One man who braved the brickbats this week was John Kerry, the 2004 Democratic Party candidate, who came off the fence to announce his support for the Obama campaign. Kerry is unlikely to set the Obama campaign on fire, but he will provide some ballast in the form of a party heavyweight willing to break ranks.
Obama, shut out of much of the Democratic machine, has appealed over the heads of party chiefs, finding a large constituency among the grassroots of the party. He has also garnered support from Hollywood and, most crucial of all, from America's top chat-show host, Oprah Winfrey.
But endorsements and a majority of voters will not be enough if Clinton chooses to play the Special Delegate card.
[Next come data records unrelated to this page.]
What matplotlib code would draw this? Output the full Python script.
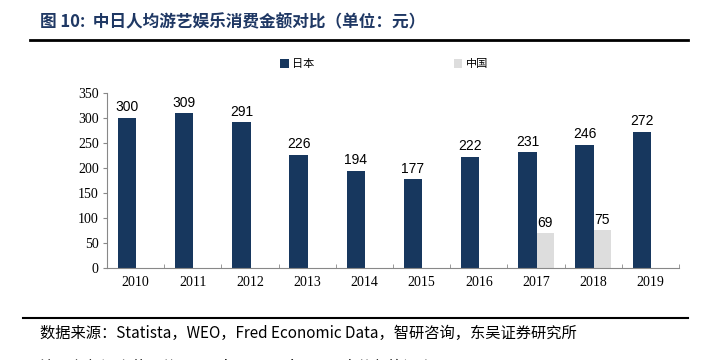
import matplotlib
matplotlib.use("Agg")
import matplotlib.pyplot as plt
import numpy as np

plt.rcParams['font.family'] = ['Noto Sans CJK SC', 'DejaVu Sans']

years = ['2010', '2011', '2012', '2013', '2014', '2015', '2016', '2017', '2018', '2019']
japan = [300, 309, 291, 226, 194, 177, 222, 231, 246, 272]
china = [None, None, None, None, None, None, None, 69, 75, None]

JAPAN_COLOR = '#17375E'
CHINA_COLOR = '#DDDDDD'

fig = plt.figure(figsize=(7.01, 3.6), dpi=100)
ax = fig.add_axes([0.1526, 0.2556, 0.8160, 0.4861])

x = np.arange(len(years))
w = 0.32
ax.bar(x - 0.15, japan, width=w, color=JAPAN_COLOR, label='日本', zorder=2)
cx = [xi for xi, v in zip(x, china) if v is not None]
cv = [v for v in china if v is not None]
ax.bar(np.array(cx) + 0.15, cv, width=w, color=CHINA_COLOR, label='中国', zorder=1)

for xi, v in zip(x, japan):
    ax.text(xi - 0.15, v + 7, str(v), ha='center', va='bottom', fontsize=10,
            family='Liberation Sans', color='black')
for xi, v in zip(cx, cv):
    ax.text(xi + 0.15, v + 7, str(v), ha='center', va='bottom', fontsize=10,
            family='Liberation Sans', color='black')

ax.set_xlim(-0.5, len(years) - 0.5)
ax.set_ylim(0, 350)
ax.set_yticks(range(0, 351, 50))
ax.set_xticks(x)
ax.set_xticklabels(years, family='Liberation Serif', fontsize=10)
for lbl in ax.get_yticklabels():
    lbl.set_family('Liberation Serif')
    lbl.set_fontsize(10)
ax.set_xticks(np.arange(-0.5, len(years)), minor=True)
ax.tick_params(axis='x', which='major', length=0, pad=6)
ax.tick_params(axis='x', which='minor', length=3, direction='in', color='#888888')
ax.tick_params(axis='y', length=3, direction='out', color='#888888', pad=3)

for s in ['top', 'right']:
    ax.spines[s].set_visible(False)
ax.spines['left'].set_color('#888888')
ax.spines['bottom'].set_color('#888888')

leg = fig.legend(loc='center', bbox_to_anchor=(0.548, 0.822), ncol=2, frameon=False,
                 fontsize=8, handlelength=0.8, handleheight=0.8, columnspacing=12.5,
                 handletextpad=0.3)

fig.text(0.057, 0.937, '图 10:  中日人均游艺娱乐消费金额对比（单位：元）', fontsize=12,
         fontweight='bold', color='#1F3864', va='center', ha='left')
fig.add_artist(plt.Line2D([0.043, 0.982], [0.889, 0.889], color='black', lw=2))
fig.add_artist(plt.Line2D([0.033, 0.982], [0.117, 0.117], color='black', lw=1.5))
fig.text(0.057, 0.075, '数据来源：Statista，WEO，Fred Economic Data，智研咨询，东吴证券研究所',
         fontsize=11, va='center', ha='left', color='black')
fig.text(0.057, -0.02, '注：各年汇率使用的是 Fred Economic Data 中的年均汇率',
         fontsize=11, va='center', ha='left', color='black')

fig.savefig('out.png', dpi=100)
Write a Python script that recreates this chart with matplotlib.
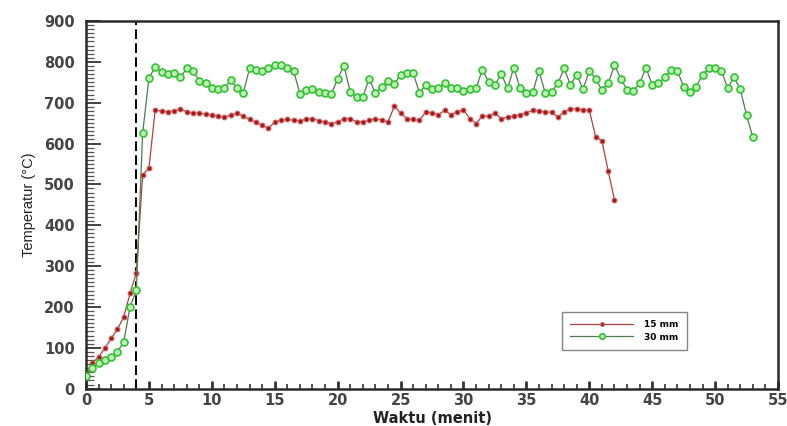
import numpy as np
import matplotlib
matplotlib.use("Agg")
import matplotlib.pyplot as plt
from matplotlib.ticker import MultipleLocator

# ---- data (sampled every 0.5 minute) ----
step_min = 0.5
temp_15mm = [30, 62, 78, 99, 123, 145, 176, 233, 283, 523, 540,
             683, 679, 678, 680, 684, 678, 675, 674, 672, 670,
             667, 665, 669, 675, 667, 659, 652, 645, 637, 653,
             657, 659, 657, 655, 660, 661, 656, 653, 649, 653,
             661, 661, 653, 653, 657, 661, 657, 653, 691, 675,
             661, 659, 657, 677, 675, 671, 681, 671, 677, 683,
             661, 649, 667, 667, 675, 661, 665, 667, 671, 675,
             681, 680, 677, 677, 665, 677, 685, 685, 683, 682,
             617, 607, 533, 462]
temp_30mm = [30, 50, 62, 70, 78, 90, 115, 200, 241, 625, 760,
             788, 775, 770, 773, 762, 784, 778, 754, 747, 735,
             733, 737, 755, 735, 724, 784, 781, 778, 784, 792,
             792, 784, 778, 722, 731, 733, 727, 723, 721, 759,
             790, 727, 714, 714, 759, 723, 739, 753, 745, 769,
             773, 773, 724, 743, 733, 735, 749, 737, 737, 729,
             733, 735, 781, 751, 743, 771, 735, 786, 735, 723,
             725, 778, 723, 727, 747, 784, 743, 769, 733, 778,
             759, 731, 747, 792, 759, 732, 729, 747, 786, 743,
             747, 762, 780, 778, 739, 727, 739, 769, 784, 784,
             778, 735, 763, 733, 669, 615]
labels = ["15 mm", "30 mm"]
marker_time = 4
xticks = [0, 5, 10, 15, 20, 25, 30, 35, 40, 45, 50, 55]
yticks = [0, 100, 200, 300, 400, 500, 600, 700, 800, 900]

t15 = np.arange(len(temp_15mm)) * step_min
t30 = np.arange(len(temp_30mm)) * step_min

fig = plt.figure(figsize=(7.87, 4.26), dpi=100)
ax = fig.add_axes([0.1093, 0.0878, 0.8793, 0.8629])

ax.plot(t15, temp_15mm, color="#b04040", lw=0.9, marker="o", ms=3.4,
        mfc="#a01818", mec="#d06060", mew=0.8, label=labels[0], zorder=3)
ax.plot(t30, temp_30mm, color="#4d7d4d", lw=0.9, marker="o", ms=5.0,
        mfc="#bff3b6", mec="#33c233", mew=1.2, label=labels[1], zorder=3)

ax.axvline(marker_time, color="black", lw=1.4, ls=(0, (5, 2.2)), zorder=2)

ax.set_xlim(0, 55)
ax.set_ylim(0, 900)
ax.set_xticks(xticks)
ax.set_yticks(yticks)
ax.xaxis.set_minor_locator(MultipleLocator(1))
ax.yaxis.set_minor_locator(MultipleLocator(10))

tick_font = dict(family="DejaVu Sans", weight="bold", size=10.5)
ax.set_xticklabels([str(v) for v in xticks], fontdict=tick_font, color="#444444")
ax.set_yticklabels([str(v) for v in yticks], fontdict=tick_font, color="#444444")

ax.tick_params(axis="x", which="major", direction="in", length=6, width=2,
               pad=3, color="#333333", top=False)
ax.tick_params(axis="x", which="minor", direction="in", length=3.5, width=1.3,
               color="#444444", top=False)
ax.tick_params(axis="y", which="major", direction="in", length=11, width=1.3,
               pad=8, color="#333333", right=False)
ax.tick_params(axis="y", which="minor", direction="in", length=5.5, width=0.9,
               color="#555555", right=False)

for s in ax.spines.values():
    s.set_linewidth(1.8)
    s.set_color("#2a2a2a")

ax.set_xlabel("Waktu (menit)", family="DejaVu Sans", weight="bold", size=10.5,
              color="#222222", labelpad=2)
ax.set_ylabel("Temperatur (\u00b0C)", family=["Liberation Sans Narrow", "Liberation Sans", "DejaVu Sans"],
              size=10.5, color="#222222", labelpad=6)

leg = ax.legend(loc="upper left", bbox_to_anchor=(0.688, 0.2076),
                borderaxespad=0, frameon=True, fancybox=False,
                prop=dict(family="DejaVu Sans", weight="bold", size=6.5),
                handlelength=7.0, handletextpad=1.2, borderpad=0.9,
                labelspacing=0.35, markerscale=0.8)
leg.get_frame().set_edgecolor("#666666")
leg.get_frame().set_linewidth(1.0)

fig.savefig("out.png", dpi=100)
Three key figures with an arm-lock on the partyBILL CLINTON
The pin-up boy of the Democrats, his two terms as president in the Nineties is remembered as a golden age for the party. He has taken care to put key allies in important seats of power within the Democratic establishment, propelling his wife to the presidential candidacy.
HOWARD WOLFSON
Hillary Clinton's communications director was head of the New York office of Glover Park Group, the PR agency favoured by the Democrats. His wife, Terri, is chief-of-staff to the leader of the House Democrats in Congress, Nancy Pelosi, and his clients include Rupert Murdoch's news empire.
MARK PENN
Hillary Clinton's chief strategist is one of the most sought-after lobbyists in Washington. He is to Hillary Clinton what election guru Karl Rove was to George Bush. But his PR client list has raised eyebrows among Democrats as it contains firms the party has campaigned against, including tobacco giant Philip Morris and pharmaceutical companies. Democratic candidate John Edwards criticised Penn for allowing a subsidiary of his company to represent Blackwater, the American mercenary organisation involved in the shooting of civilians in Baghdad, but Hillary Clinton has made no protest.